Figure scripts
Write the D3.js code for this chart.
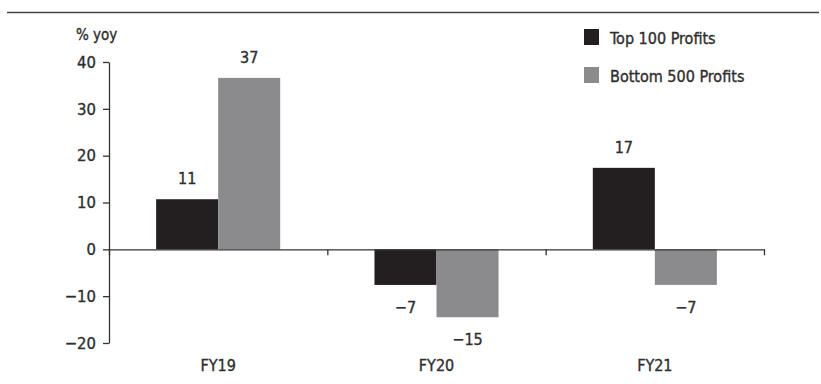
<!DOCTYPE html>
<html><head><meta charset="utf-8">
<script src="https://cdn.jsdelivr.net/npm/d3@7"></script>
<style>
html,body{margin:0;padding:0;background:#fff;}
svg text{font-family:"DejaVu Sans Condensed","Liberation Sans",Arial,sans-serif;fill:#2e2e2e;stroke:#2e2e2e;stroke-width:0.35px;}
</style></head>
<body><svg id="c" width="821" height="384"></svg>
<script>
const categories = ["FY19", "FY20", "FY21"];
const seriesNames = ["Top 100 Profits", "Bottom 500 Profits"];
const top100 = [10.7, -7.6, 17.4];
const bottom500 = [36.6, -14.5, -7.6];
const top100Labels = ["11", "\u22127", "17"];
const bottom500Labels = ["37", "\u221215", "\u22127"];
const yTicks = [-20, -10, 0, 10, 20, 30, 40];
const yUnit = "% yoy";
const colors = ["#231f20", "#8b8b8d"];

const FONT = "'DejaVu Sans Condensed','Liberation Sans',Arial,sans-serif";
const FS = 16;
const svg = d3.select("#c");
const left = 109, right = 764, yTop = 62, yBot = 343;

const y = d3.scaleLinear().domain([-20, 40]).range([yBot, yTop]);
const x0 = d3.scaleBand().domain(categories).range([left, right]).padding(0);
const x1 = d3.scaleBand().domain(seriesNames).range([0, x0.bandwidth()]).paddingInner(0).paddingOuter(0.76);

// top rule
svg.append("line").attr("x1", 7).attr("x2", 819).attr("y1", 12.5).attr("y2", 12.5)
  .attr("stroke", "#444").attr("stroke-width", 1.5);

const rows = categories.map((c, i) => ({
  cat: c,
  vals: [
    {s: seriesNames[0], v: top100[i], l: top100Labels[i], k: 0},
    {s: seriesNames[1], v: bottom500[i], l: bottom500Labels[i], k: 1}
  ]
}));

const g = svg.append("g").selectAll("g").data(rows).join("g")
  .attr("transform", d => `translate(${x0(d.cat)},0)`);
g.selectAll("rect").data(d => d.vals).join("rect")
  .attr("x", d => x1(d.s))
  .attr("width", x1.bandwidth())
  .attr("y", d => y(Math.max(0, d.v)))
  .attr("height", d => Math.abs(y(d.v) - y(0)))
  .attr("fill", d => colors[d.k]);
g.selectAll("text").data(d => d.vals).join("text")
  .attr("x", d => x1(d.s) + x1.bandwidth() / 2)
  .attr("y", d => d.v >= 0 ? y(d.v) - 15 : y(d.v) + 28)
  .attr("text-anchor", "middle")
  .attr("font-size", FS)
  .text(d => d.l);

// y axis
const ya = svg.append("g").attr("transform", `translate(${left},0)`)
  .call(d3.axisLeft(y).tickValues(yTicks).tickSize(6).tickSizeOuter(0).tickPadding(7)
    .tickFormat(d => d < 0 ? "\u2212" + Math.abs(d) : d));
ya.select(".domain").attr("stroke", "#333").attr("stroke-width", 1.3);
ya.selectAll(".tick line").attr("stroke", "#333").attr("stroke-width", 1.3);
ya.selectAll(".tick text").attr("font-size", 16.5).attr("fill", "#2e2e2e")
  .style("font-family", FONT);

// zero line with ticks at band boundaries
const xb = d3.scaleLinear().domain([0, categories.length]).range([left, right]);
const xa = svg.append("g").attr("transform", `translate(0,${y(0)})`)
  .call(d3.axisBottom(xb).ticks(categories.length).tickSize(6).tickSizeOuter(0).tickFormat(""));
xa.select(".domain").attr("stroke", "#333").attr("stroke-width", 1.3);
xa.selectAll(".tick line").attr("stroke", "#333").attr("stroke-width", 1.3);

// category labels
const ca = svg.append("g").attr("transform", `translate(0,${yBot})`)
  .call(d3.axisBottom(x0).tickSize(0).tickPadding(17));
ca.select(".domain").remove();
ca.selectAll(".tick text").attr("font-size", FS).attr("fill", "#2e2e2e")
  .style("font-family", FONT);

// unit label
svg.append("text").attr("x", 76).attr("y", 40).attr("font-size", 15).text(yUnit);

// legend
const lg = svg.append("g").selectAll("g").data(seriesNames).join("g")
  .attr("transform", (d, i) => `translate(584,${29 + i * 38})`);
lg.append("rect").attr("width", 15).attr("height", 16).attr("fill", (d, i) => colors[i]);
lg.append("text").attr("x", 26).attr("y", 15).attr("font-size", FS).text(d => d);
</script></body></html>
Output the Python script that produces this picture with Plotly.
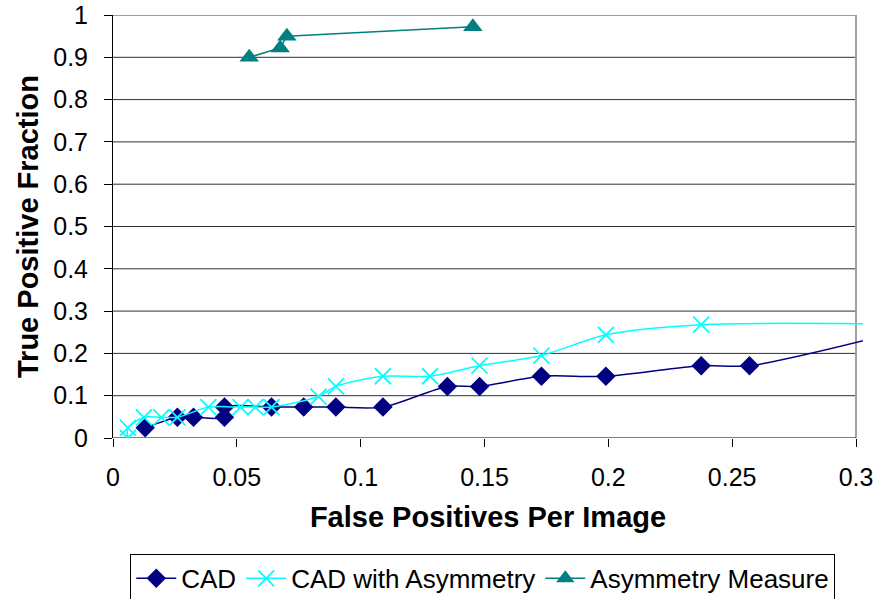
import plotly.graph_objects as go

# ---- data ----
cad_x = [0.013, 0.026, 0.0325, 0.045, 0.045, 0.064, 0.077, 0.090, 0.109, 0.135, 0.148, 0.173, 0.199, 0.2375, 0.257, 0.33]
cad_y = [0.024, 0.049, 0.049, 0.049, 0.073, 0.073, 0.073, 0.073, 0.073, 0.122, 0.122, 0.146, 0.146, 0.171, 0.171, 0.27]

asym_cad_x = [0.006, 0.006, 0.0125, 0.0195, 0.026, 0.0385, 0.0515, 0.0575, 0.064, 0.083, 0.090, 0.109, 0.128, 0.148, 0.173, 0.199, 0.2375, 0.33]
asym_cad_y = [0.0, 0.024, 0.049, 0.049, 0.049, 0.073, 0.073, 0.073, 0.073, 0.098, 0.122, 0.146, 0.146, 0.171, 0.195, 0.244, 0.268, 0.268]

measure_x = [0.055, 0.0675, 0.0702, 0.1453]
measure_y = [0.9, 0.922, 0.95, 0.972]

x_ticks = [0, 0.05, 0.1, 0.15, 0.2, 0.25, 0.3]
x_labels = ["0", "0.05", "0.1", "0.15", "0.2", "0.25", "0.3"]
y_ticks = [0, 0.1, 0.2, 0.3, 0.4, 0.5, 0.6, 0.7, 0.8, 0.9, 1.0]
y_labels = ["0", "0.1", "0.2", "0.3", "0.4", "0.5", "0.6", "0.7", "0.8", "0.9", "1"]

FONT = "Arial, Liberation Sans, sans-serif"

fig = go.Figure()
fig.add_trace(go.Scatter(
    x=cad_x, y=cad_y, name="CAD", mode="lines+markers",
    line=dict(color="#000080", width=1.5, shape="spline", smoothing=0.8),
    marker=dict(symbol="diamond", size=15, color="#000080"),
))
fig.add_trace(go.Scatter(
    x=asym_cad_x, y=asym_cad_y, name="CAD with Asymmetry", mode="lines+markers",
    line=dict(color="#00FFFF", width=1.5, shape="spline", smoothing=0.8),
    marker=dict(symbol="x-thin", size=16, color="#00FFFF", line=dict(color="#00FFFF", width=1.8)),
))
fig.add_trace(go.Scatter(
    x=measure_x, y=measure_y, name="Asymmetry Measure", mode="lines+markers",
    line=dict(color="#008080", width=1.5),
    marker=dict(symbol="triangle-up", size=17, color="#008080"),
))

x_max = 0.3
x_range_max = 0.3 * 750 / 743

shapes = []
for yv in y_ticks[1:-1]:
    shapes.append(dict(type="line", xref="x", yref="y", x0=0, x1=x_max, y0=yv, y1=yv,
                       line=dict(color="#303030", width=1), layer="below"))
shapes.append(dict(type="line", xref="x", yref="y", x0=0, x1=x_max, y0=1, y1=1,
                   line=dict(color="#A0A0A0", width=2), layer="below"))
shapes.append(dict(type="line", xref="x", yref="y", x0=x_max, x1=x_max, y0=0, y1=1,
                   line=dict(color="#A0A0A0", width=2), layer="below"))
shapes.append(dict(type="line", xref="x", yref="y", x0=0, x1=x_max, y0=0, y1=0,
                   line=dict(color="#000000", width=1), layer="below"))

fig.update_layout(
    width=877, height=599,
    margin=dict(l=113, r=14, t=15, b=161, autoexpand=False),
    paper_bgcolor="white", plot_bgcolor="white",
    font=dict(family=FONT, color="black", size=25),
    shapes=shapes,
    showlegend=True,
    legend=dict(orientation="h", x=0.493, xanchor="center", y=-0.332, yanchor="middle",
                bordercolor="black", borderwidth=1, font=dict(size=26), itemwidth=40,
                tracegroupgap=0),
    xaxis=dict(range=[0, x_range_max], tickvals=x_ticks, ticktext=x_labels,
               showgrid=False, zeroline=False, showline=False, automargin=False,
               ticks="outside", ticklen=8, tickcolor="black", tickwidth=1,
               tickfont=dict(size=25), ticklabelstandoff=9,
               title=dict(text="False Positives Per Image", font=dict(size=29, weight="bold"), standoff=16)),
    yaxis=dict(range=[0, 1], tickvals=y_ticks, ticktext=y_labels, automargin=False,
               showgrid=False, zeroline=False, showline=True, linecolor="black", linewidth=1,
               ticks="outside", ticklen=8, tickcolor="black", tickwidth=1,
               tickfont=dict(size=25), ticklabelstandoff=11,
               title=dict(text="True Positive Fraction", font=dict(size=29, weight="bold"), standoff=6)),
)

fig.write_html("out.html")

WRITTEN EXERCISE
Your task is to transcribe exactly the lines starting at the line that contains "Output the Python" and ending at the line that contains "import plotly.graph_objects as go", both included. Leave out the pictures.

FINISHED ANSWER
Output the Python script that produces this picture with Plotly.
import plotly.graph_objects as go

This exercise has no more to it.